A wolf eventually reaches Jadis and informs her that Edmund's siblings have reached Aslan's camp and that one of them killed Maugrim. Jadis sends the wolf off to rally her army as speedily as they can, as she prepares to kill Edmund as a traitor. Aslan's army advances to rescue Edmund as Jadis uses a spell to conceal herself and her dwarf.

Jadis then arrives at the Stone Table, and meets Aslan for a parley, and insists on her right, as the first to rebel against Aslan, to take the life of Edmund as a traitor. She accepts Aslan's offer of his own life as substitute, knowing that without him the Pevensies cannot stand against her. Aslan keeps this pact secret from his followers. Jadis has Aslan bound at the Stone Table, and an ogre shaves his mane. She tells him that his sacrifice won't save Edmund and that he has given her Narnia forever. Then she kills him with a stone knife. Susan and Lucy, who followed Aslan from their encampment, witness his death from bushes nearby.
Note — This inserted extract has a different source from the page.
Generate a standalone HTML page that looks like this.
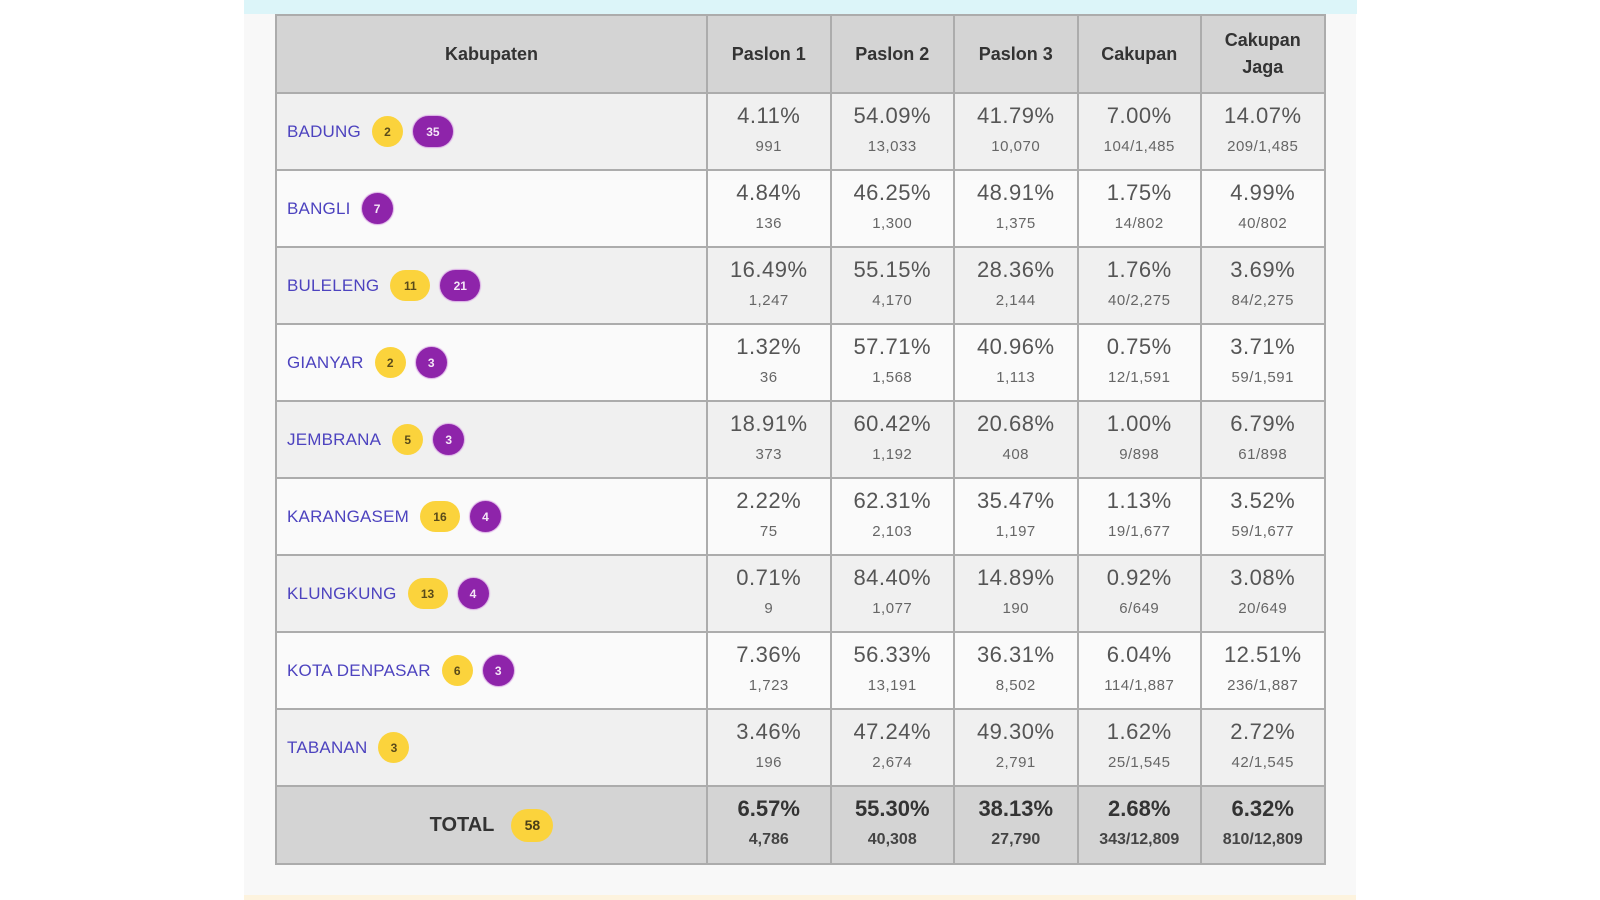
<!DOCTYPE html>
<html><head><meta charset="utf-8">
<style>
html,body{margin:0;padding:0;background:#fff;width:1600px;height:900px;overflow:hidden;font-family:"Liberation Sans",Arial,sans-serif;}
.wrap{position:absolute;left:244px;top:0;width:1112px;height:900px;background:#f8f8f8;}
.cyan{position:absolute;left:244px;top:0;width:1113px;height:14px;background:#dcf5f9;}
.cream{position:absolute;left:244px;top:895px;width:1112px;height:5px;background:#fdf3de;}
.grid{position:absolute;left:275px;top:14px;display:grid;grid-template-columns:429px repeat(5,121.5px);grid-template-rows:76px repeat(9,75px) 76px;gap:2px;padding:2px;background:#acacac;}
.c{box-sizing:border-box;text-align:center;}
.h{background:#d4d4d4;color:#333;font-weight:bold;font-size:18px;display:flex;align-items:center;justify-content:center;line-height:27px;}
.o{background:#f0f0f0;}
.e{background:#fafafa;}
.t{background:#d4d4d4;}
.n{display:flex;align-items:center;padding-left:10px;text-align:left;}
.nm{font-size:17px;color:#4d43bf;margin-right:11px;letter-spacing:0.2px;}
.b{display:inline-flex;align-items:center;justify-content:center;height:31px;width:31px;border-radius:16px;font-size:12px;font-weight:bold;margin-right:10px;box-sizing:border-box;}
.b2{width:40px;}
.y{background:#fbd33c;color:#5a4b1a;}
.p{background:#8e24aa;color:#f4e6f7;box-shadow:0 0 1px 1px #d9a8e4;}
.v{padding-top:9px;}
.pc{font-size:22px;line-height:26px;color:#555;letter-spacing:0.5px;}
.sb{font-size:15px;line-height:26px;color:#666;letter-spacing:0.5px;margin-top:5px;}
.t .pc{font-weight:bold;color:#333;letter-spacing:0;}
.t .sb{font-weight:bold;color:#444;font-size:16px;letter-spacing:0;}
.tot{display:flex;align-items:center;justify-content:center;}
.tl{font-size:20px;font-weight:bold;color:#333;margin-right:17px;}
.tb{display:inline-flex;align-items:center;justify-content:center;width:42px;height:33px;border-radius:17px;background:#fbd33c;color:#4a3f18;font-weight:bold;font-size:14px;}
</style></head><body>
<div class="wrap"></div>
<div class="cyan"></div>
<div class="cream"></div>
<div class="grid">
<div class="c h">Kabupaten</div>
<div class="c h">Paslon 1</div>
<div class="c h">Paslon 2</div>
<div class="c h">Paslon 3</div>
<div class="c h">Cakupan</div>
<div class="c h">Cakupan<br>Jaga</div>

<div class="c o n"><span class="nm">BADUNG</span><span class="b y">2</span><span class="b b2 p">35</span></div>
<div class="c o v"><div class="pc">4.11%</div><div class="sb">991</div></div>
<div class="c o v"><div class="pc">54.09%</div><div class="sb">13,033</div></div>
<div class="c o v"><div class="pc">41.79%</div><div class="sb">10,070</div></div>
<div class="c o v"><div class="pc">7.00%</div><div class="sb">104/1,485</div></div>
<div class="c o v"><div class="pc">14.07%</div><div class="sb">209/1,485</div></div>

<div class="c e n"><span class="nm">BANGLI</span><span class="b p">7</span></div>
<div class="c e v"><div class="pc">4.84%</div><div class="sb">136</div></div>
<div class="c e v"><div class="pc">46.25%</div><div class="sb">1,300</div></div>
<div class="c e v"><div class="pc">48.91%</div><div class="sb">1,375</div></div>
<div class="c e v"><div class="pc">1.75%</div><div class="sb">14/802</div></div>
<div class="c e v"><div class="pc">4.99%</div><div class="sb">40/802</div></div>

<div class="c o n"><span class="nm">BULELENG</span><span class="b b2 y">11</span><span class="b b2 p">21</span></div>
<div class="c o v"><div class="pc">16.49%</div><div class="sb">1,247</div></div>
<div class="c o v"><div class="pc">55.15%</div><div class="sb">4,170</div></div>
<div class="c o v"><div class="pc">28.36%</div><div class="sb">2,144</div></div>
<div class="c o v"><div class="pc">1.76%</div><div class="sb">40/2,275</div></div>
<div class="c o v"><div class="pc">3.69%</div><div class="sb">84/2,275</div></div>

<div class="c e n"><span class="nm">GIANYAR</span><span class="b y">2</span><span class="b p">3</span></div>
<div class="c e v"><div class="pc">1.32%</div><div class="sb">36</div></div>
<div class="c e v"><div class="pc">57.71%</div><div class="sb">1,568</div></div>
<div class="c e v"><div class="pc">40.96%</div><div class="sb">1,113</div></div>
<div class="c e v"><div class="pc">0.75%</div><div class="sb">12/1,591</div></div>
<div class="c e v"><div class="pc">3.71%</div><div class="sb">59/1,591</div></div>

<div class="c o n"><span class="nm">JEMBRANA</span><span class="b y">5</span><span class="b p">3</span></div>
<div class="c o v"><div class="pc">18.91%</div><div class="sb">373</div></div>
<div class="c o v"><div class="pc">60.42%</div><div class="sb">1,192</div></div>
<div class="c o v"><div class="pc">20.68%</div><div class="sb">408</div></div>
<div class="c o v"><div class="pc">1.00%</div><div class="sb">9/898</div></div>
<div class="c o v"><div class="pc">6.79%</div><div class="sb">61/898</div></div>

<div class="c e n"><span class="nm">KARANGASEM</span><span class="b b2 y">16</span><span class="b p">4</span></div>
<div class="c e v"><div class="pc">2.22%</div><div class="sb">75</div></div>
<div class="c e v"><div class="pc">62.31%</div><div class="sb">2,103</div></div>
<div class="c e v"><div class="pc">35.47%</div><div class="sb">1,197</div></div>
<div class="c e v"><div class="pc">1.13%</div><div class="sb">19/1,677</div></div>
<div class="c e v"><div class="pc">3.52%</div><div class="sb">59/1,677</div></div>

<div class="c o n"><span class="nm">KLUNGKUNG</span><span class="b b2 y">13</span><span class="b p">4</span></div>
<div class="c o v"><div class="pc">0.71%</div><div class="sb">9</div></div>
<div class="c o v"><div class="pc">84.40%</div><div class="sb">1,077</div></div>
<div class="c o v"><div class="pc">14.89%</div><div class="sb">190</div></div>
<div class="c o v"><div class="pc">0.92%</div><div class="sb">6/649</div></div>
<div class="c o v"><div class="pc">3.08%</div><div class="sb">20/649</div></div>

<div class="c e n"><span class="nm">KOTA DENPASAR</span><span class="b y">6</span><span class="b p">3</span></div>
<div class="c e v"><div class="pc">7.36%</div><div class="sb">1,723</div></div>
<div class="c e v"><div class="pc">56.33%</div><div class="sb">13,191</div></div>
<div class="c e v"><div class="pc">36.31%</div><div class="sb">8,502</div></div>
<div class="c e v"><div class="pc">6.04%</div><div class="sb">114/1,887</div></div>
<div class="c e v"><div class="pc">12.51%</div><div class="sb">236/1,887</div></div>

<div class="c o n"><span class="nm">TABANAN</span><span class="b y">3</span></div>
<div class="c o v"><div class="pc">3.46%</div><div class="sb">196</div></div>
<div class="c o v"><div class="pc">47.24%</div><div class="sb">2,674</div></div>
<div class="c o v"><div class="pc">49.30%</div><div class="sb">2,791</div></div>
<div class="c o v"><div class="pc">1.62%</div><div class="sb">25/1,545</div></div>
<div class="c o v"><div class="pc">2.72%</div><div class="sb">42/1,545</div></div>

<div class="c t tot"><span class="tl">TOTAL</span><span class="tb">58</span></div>
<div class="c t v"><div class="pc">6.57%</div><div class="sb">4,786</div></div>
<div class="c t v"><div class="pc">55.30%</div><div class="sb">40,308</div></div>
<div class="c t v"><div class="pc">38.13%</div><div class="sb">27,790</div></div>
<div class="c t v"><div class="pc">2.68%</div><div class="sb">343/12,809</div></div>
<div class="c t v"><div class="pc">6.32%</div><div class="sb">810/12,809</div></div>
</div>
</body></html>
Jadis is unaware, however, of a deeper magic from before Narnia's founding. As a willing innocent victim who has offered his life in a traitor's stead, Aslan is revived. He then heads to her castle and restores all her statues to life. He brings them as reinforcements to the battle at Beruna against the witch's army, who are already battling against Aslan’s followers. Her army is defeated, and Aslan himself kills Jadis. Most of her followers are killed and the remnants of her army who do not surrender flee and are later killed by Aslan's followers.
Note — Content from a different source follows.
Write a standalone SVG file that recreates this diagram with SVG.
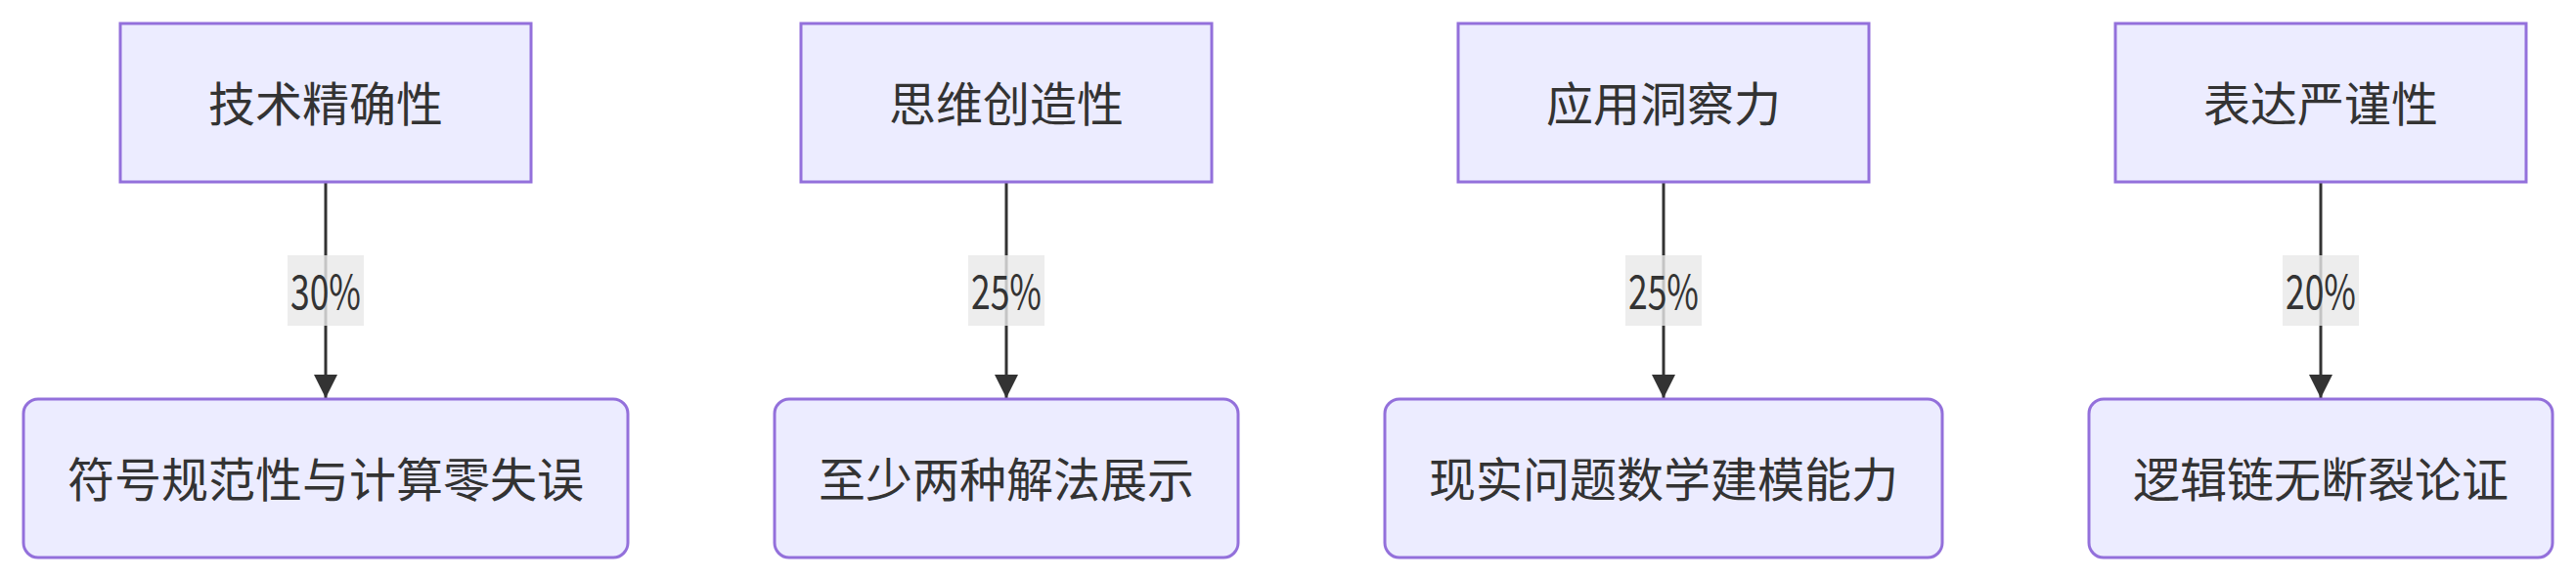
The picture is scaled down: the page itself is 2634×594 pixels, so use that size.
<svg xmlns="http://www.w3.org/2000/svg" width="2634" height="594" viewBox="0 0 2634 594">
<defs>
<style>
.node rect{fill:#ECECFF;stroke:#9370DB;stroke-width:3}
.t{font-family:"Noto Sans CJK SC","Noto Sans",sans-serif;font-size:48px;fill:#333333;text-anchor:middle;dominant-baseline:central}
.edge{stroke:#333333;stroke-width:3;fill:none}
.lbl{fill:#E8E8E8;fill-opacity:0.8}
</style>
<marker id="arrow" markerUnits="userSpaceOnUse" viewBox="0 0 10 10" refX="10" refY="5" markerWidth="24" markerHeight="24" orient="auto">
<path d="M0,0 L10,5 L0,10 z" fill="#333333"/>
</marker>
</defs>
<rect width="2634" height="594" fill="#ffffff"/>
<g id="connectors">
<g id="e1"><path class="edge" d="M333,186 L333,407" marker-end="url(#arrow)"/><rect class="lbl" x="294" y="261" width="78" height="72"/><text class="t" x="333" y="295" textLength="72" lengthAdjust="spacingAndGlyphs">30%</text></g>
<g id="e2"><path class="edge" d="M1029,186 L1029,407" marker-end="url(#arrow)"/><rect class="lbl" x="990" y="261" width="78" height="72"/><text class="t" x="1029" y="295" textLength="72" lengthAdjust="spacingAndGlyphs">25%</text></g>
<g id="e3"><path class="edge" d="M1701,186 L1701,407" marker-end="url(#arrow)"/><rect class="lbl" x="1662" y="261" width="78" height="72"/><text class="t" x="1701" y="295" textLength="72" lengthAdjust="spacingAndGlyphs">25%</text></g>
<g id="e4"><path class="edge" d="M2373,186 L2373,407" marker-end="url(#arrow)"/><rect class="lbl" x="2334" y="261" width="78" height="72"/><text class="t" x="2373" y="295" textLength="72" lengthAdjust="spacingAndGlyphs">20%</text></g>
</g>
<g id="A" class="node"><rect x="123" y="24" width="420" height="162"/><text class="t" x="333" y="103">技术精确性</text></g>
<g id="B" class="node"><rect x="819" y="24" width="420" height="162"/><text class="t" x="1029" y="103">思维创造性</text></g>
<g id="C" class="node"><rect x="1491" y="24" width="420" height="162"/><text class="t" x="1701" y="103">应用洞察力</text></g>
<g id="D" class="node"><rect x="2163" y="24" width="420" height="162"/><text class="t" x="2373" y="103">表达严谨性</text></g>
<g id="A1" class="node"><rect x="24" y="408" width="618" height="162" rx="15" ry="15"/><text class="t" x="333" y="487">符号规范性与计算零失误</text></g>
<g id="B1" class="node"><rect x="792" y="408" width="474" height="162" rx="15" ry="15"/><text class="t" x="1029" y="487">至少两种解法展示</text></g>
<g id="C1" class="node"><rect x="1416" y="408" width="570" height="162" rx="15" ry="15"/><text class="t" x="1701" y="487">现实问题数学建模能力</text></g>
<g id="D1" class="node"><rect x="2136" y="408" width="474" height="162" rx="15" ry="15"/><text class="t" x="2373" y="487">逻辑链无断裂论证</text></g>
</svg>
===References and comparisons in other Narnia books===
In Prince Caspian, 1,300 years after the Witch's death, Narnia has been conquered by the Telmarines, a human race who believe they have wiped out Narnia's population of mythical beings and talking animals. The old Narnians, however, are still very much alive and have been driven into hiding, and they rebel under the leadership of the disinherited Telmarine heir, Prince Caspian. When their fight against the Telmarines gets off to a bad start, a black dwarf (Nikabrik), a hag, and a wer-wolf (to use Lewis's spelling) plan to resurrect Jadis to fight for them, as they consider her a lesser evil than the current ruler, King Miraz, despite Caspian’s insistence that the Witch was far worse than Miraz, and his tutor’s insistence that the Witch is dead. They are then killed in a melee which involves Caspian, his tutor Dr Cornelius, and Peter and Edmund.

Jadis does not appear in The Voyage of the Dawn Treader, though the stone knife she used to kill Aslan at the Stone Table has been found on Ramandu's island by three of the Seven Great Lords of Narnia who had been banished there several years earlier. Disagreeing on what course to take, one of them takes up the knife to use against the other two, whereupon all three fall into an enchanted sleep. The knife may be intended as an analogy to the Holy Lance, the spear used to pierce Jesus Christ, according to the Gospel of John.

In The Silver Chair, 1,356 years after her death, Jadis is described as one of the "Northern Witches", along with the Lady of the Green Kirtle – a new enemy to the good animals and humans who now inhabit Narnia. Glimfeather the Owl speculates that the Green Lady may be "of the same crew" as the White Witch. This has led to speculation by some readers that Jadis and the Lady of the Green Kirtle may be the same person. Lewis's text does not support this (See Lady of the Green Kirtle for further discussion). Lewis never clarifies the Green Lady's origins, or what connection she has to the White Witch.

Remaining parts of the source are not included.